One of Bordeaux’s noblest historic estates, the land of Château Haut-Brion has been making wine since at least 1426 when local records noted that Johanna Faure was growing grapes on the property. Documents dated to 1521 additionally show wine being produced here every vintage, making Haut-Brion Bordeaux’s oldest continuously-operating winery. As if that wasn’t enough, Haut-Brion also has the honour of being the first wine to be officially reviewed with Samuel Pepys noting in 1663 that “I drank a sort of French wine called Ho-Bryan that hath a good and most particular taste I never met with.”
Thomas Jefferson visited the chateau in 1787, commenting on its sandy soils, and in 1855 Haut-Brion was recognised as one of Bordeaux’s finest estates in the 1855 Classification with First Growth status.

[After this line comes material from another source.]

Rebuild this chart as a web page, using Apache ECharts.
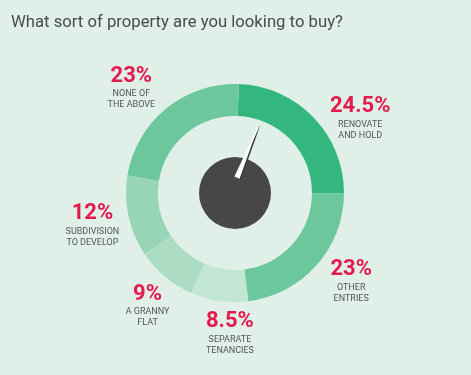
<!DOCTYPE html>
<html>
<head>
<meta charset="utf-8">
<script src="https://cdn.jsdelivr.net/npm/echarts@6/dist/echarts.min.js"></script>
<style>
html,body{margin:0;padding:0;background:#e0f0e8;}
#c{width:471px;height:375px;}
</style>
</head>
<body>
<div id="c"></div>
<script>
const categories = ['RENOVATE\nAND HOLD', 'OTHER\nENTRIES', 'SEPARATE\nTENANCIES', 'A GRANNY\nFLAT', 'SUBDIVISION\nTO DEVELOP', 'NONE OF\nTHE ABOVE'];
const values = [24.5, 23, 8.5, 9, 12, 23];
const percentLabels = ['24.5%', '23%', '8.5%', '9%', '12%', '23%'];
const sliceColors = ['#33b77f', '#6dc79c', '#c2e6d4', '#acdcc4', '#97d5b6', '#6dc79c'];
const labelOffsets = [[20, 26], [7, -9], [16, -5], [6, 0], [0, 0], [-11, 7]];
const needleValue = [6.2];

const chart = echarts.init(document.getElementById('c'), null, {renderer: 'canvas'});
const FONT = 'Roboto, "Noto Sans", sans-serif';
const center = [235, 193];

const ringData = values.map((v, i) => ({
  value: v, name: categories[i],
  itemStyle: {color: sliceColors[i]}
}));
const labelData = values.map((v, i) => ({
  value: v, name: categories[i],
  label: {
    offset: labelOffsets[i],
    formatter: '{a|' + percentLabels[i] + '}\n' + categories[i].split('\n').map(s => '{b|' + s + '}').join('\n')
  }
}));

chart.setOption({
  backgroundColor: '#e0f0e8',
  animation: false,
  title: {
    text: 'What sort of property are you looking to buy?',
    left: 6, top: 9,
    textStyle: {fontFamily: FONT, fontSize: 16.7, fontWeight: 'normal', color: '#4a4a4a'}
  },
  series: [
    {
      type: 'pie', center: center, radius: [77, 109], startAngle: 88, clockwise: true,
      silent: true, label: {show: false}, labelLine: {show: false},
      itemStyle: {borderWidth: 0}, z: 1,
      data: ringData
    },
    {
      type: 'pie', center: center, radius: [140, 146], startAngle: 88, clockwise: true,
      silent: true, itemStyle: {color: 'transparent', borderWidth: 0},
      labelLine: {show: false}, z: 1,
      label: {
        show: true, position: 'inside',
        rich: {
          a: {fontFamily: FONT, fontSize: 22, fontWeight: 'bold', color: '#e31a4e', lineHeight: 25, align: 'center'},
          b: {fontFamily: FONT, fontSize: 9, color: '#555555', lineHeight: 11, align: 'center'}
        }
      },
      data: labelData
    },
    {
      type: 'pie', center: center, radius: [0, 36], silent: true, z: 1,
      label: {show: false}, labelLine: {show: false},
      itemStyle: {color: '#474747', borderWidth: 0},
      data: [{value: 1}]
    },
    {
      type: 'gauge', center: center, radius: 109, z: 10,
      startAngle: 90, endAngle: -270, min: 0, max: 100,
      silent: true,
      axisLine: {show: false}, splitLine: {show: false}, axisTick: {show: false},
      axisLabel: {show: false}, title: {show: false}, detail: {show: false},
      anchor: {show: false}, progress: {show: false},
      pointer: {show: true, icon: 'path://M0,100 L1,0 L2,100 Z', length: 58, width: 5.5,
        offsetCenter: [-4, -15],
        itemStyle: {color: '#ffffff', shadowColor: '#3a3a3a', shadowBlur: 0, shadowOffsetX: 1.5, shadowOffsetY: 0.5}},
      data: [{value: needleValue[0]}]
    }
  ]
});
</script>
</body>
</html>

In 1935 the property was purchased by the Clarence Dillon family who have played a key role in Haut-Brion’s recent history.

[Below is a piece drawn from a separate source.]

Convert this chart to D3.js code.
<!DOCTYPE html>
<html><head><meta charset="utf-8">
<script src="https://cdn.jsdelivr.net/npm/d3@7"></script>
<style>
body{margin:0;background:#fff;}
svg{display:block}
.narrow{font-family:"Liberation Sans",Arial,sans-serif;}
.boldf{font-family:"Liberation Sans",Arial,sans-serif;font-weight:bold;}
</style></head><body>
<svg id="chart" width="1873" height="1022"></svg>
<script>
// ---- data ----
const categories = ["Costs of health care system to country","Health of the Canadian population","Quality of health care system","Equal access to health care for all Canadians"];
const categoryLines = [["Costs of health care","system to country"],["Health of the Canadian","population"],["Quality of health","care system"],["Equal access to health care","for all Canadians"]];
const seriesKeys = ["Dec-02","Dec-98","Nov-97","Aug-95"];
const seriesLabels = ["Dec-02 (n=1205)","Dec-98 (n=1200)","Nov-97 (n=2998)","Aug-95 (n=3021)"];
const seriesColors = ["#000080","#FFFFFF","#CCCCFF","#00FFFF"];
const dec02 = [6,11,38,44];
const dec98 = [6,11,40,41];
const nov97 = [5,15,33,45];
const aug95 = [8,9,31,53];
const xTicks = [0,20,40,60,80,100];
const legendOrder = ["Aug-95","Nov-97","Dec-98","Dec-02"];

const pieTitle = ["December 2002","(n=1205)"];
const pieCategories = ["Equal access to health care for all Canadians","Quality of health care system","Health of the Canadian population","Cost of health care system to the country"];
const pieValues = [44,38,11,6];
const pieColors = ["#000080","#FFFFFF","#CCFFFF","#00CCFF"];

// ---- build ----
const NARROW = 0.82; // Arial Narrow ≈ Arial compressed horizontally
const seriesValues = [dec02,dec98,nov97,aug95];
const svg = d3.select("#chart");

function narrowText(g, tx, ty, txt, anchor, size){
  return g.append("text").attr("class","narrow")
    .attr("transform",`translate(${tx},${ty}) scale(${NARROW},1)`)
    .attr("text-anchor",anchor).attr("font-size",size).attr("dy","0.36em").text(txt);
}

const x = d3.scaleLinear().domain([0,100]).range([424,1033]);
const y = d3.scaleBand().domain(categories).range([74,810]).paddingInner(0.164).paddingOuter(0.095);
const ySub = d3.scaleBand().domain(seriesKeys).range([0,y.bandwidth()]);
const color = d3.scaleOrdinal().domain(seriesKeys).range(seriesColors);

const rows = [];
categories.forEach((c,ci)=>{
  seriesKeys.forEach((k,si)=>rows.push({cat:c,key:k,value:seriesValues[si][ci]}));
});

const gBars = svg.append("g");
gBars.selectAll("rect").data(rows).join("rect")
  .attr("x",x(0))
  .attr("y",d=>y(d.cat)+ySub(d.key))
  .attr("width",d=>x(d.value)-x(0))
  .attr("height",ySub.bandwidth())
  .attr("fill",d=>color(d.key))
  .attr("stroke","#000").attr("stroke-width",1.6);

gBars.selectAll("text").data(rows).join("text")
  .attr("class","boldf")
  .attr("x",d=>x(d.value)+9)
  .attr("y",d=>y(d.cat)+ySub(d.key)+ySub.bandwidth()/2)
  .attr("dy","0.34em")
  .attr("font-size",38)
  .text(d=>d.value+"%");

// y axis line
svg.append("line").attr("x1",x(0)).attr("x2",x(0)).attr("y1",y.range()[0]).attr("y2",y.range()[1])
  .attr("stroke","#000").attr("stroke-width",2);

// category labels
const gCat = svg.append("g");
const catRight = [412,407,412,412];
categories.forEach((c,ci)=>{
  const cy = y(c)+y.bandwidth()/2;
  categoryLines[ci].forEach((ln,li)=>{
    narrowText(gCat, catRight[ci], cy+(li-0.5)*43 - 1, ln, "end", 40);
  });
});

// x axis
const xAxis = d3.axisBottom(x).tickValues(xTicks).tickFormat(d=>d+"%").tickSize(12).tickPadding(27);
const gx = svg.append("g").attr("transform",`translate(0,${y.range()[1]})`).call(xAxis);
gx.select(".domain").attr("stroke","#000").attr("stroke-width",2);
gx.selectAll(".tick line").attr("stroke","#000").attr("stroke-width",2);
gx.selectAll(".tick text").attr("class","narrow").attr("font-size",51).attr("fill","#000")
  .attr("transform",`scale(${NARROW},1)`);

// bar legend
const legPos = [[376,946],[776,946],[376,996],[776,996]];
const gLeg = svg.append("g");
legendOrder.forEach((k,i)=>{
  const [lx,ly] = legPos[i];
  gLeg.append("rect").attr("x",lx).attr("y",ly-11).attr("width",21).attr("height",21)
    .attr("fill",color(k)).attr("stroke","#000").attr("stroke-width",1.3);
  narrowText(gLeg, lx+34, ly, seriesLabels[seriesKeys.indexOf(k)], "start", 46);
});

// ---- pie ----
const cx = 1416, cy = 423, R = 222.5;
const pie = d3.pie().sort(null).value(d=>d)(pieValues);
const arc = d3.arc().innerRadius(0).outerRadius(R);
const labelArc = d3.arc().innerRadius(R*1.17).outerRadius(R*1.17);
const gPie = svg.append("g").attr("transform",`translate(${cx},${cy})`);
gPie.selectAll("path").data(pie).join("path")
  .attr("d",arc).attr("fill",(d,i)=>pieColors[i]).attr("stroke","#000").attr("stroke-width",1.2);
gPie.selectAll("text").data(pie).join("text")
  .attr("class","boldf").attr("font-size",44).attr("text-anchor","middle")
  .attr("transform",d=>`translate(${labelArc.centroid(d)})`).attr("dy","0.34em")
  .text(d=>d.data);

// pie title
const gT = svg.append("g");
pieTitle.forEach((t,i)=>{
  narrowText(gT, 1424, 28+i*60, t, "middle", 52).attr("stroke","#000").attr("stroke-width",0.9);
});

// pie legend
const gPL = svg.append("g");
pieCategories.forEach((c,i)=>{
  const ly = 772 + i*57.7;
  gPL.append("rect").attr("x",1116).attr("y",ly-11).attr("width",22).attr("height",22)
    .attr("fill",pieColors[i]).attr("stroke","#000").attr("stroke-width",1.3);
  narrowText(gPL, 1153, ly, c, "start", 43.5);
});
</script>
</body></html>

Haut-Brion currently has 48 hectares under vine planted to 48.7% Merlot, 39.6% Cabernet Sauvignon, 10.7% Cabernet Franc and 1% Petit Verdot. There is also a tiny quantity of Semillon and Sauvignon Blanc which are used for the extremely rare Haut-Brion Blanc of which just a few hundred cases are made each year.
The classic style for Chateau Haut-Brion’s red tends to be smoother and rounder than other Left Bank wines due to the higher proportion of Merlot. These are muscular, well-built wines that can age for decades in the cellar and offer exceptional investment potential due to their popularity with collectors all over the globe.